### WHAT NEEDS TO BE DONE
Write out, word for word, the first line of the data below and every line after it through the one containing "from matplotlib.patches import Rectangle".

### DATA EXCERPT
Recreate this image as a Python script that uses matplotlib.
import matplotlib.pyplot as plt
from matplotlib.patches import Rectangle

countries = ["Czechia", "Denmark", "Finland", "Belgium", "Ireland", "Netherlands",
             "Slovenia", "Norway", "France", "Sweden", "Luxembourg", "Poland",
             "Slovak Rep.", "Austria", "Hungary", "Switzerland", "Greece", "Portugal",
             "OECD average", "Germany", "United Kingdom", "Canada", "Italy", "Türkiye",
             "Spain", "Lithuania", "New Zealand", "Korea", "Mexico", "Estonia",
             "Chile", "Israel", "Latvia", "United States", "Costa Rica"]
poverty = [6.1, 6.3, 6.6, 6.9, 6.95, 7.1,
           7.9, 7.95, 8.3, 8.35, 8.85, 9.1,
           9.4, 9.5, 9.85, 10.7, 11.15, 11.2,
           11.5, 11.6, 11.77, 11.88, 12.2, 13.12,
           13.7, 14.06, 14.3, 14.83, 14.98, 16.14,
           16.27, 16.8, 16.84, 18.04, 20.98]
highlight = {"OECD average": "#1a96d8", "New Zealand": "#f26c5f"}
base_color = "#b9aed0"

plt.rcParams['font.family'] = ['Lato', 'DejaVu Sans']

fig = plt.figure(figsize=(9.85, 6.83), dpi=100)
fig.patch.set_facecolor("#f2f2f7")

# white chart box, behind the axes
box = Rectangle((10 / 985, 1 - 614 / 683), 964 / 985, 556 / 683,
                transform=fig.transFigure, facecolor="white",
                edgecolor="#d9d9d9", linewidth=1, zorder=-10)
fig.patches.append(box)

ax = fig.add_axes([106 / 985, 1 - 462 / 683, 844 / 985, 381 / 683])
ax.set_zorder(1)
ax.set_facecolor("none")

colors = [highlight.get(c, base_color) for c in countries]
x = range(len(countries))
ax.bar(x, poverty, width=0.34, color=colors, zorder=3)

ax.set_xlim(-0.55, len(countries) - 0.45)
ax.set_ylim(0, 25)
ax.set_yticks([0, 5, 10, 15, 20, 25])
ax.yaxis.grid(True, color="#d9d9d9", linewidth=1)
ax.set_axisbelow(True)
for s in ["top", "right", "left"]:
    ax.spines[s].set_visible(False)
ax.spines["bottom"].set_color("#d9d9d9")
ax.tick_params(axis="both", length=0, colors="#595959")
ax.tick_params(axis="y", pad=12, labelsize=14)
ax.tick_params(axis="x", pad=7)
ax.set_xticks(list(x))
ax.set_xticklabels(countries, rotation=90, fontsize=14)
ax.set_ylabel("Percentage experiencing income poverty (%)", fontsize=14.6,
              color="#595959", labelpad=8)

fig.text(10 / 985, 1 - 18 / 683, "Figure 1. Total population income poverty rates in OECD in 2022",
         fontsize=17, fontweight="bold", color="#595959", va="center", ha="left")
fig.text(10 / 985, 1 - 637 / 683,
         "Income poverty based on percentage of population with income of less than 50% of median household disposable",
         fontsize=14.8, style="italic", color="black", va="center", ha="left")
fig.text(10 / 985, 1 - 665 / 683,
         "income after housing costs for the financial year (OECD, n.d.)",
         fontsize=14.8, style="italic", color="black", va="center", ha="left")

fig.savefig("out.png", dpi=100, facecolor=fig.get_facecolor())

### WORKED ANSWER
Recreate this image as a Python script that uses matplotlib.
import matplotlib.pyplot as plt
from matplotlib.patches import Rectangle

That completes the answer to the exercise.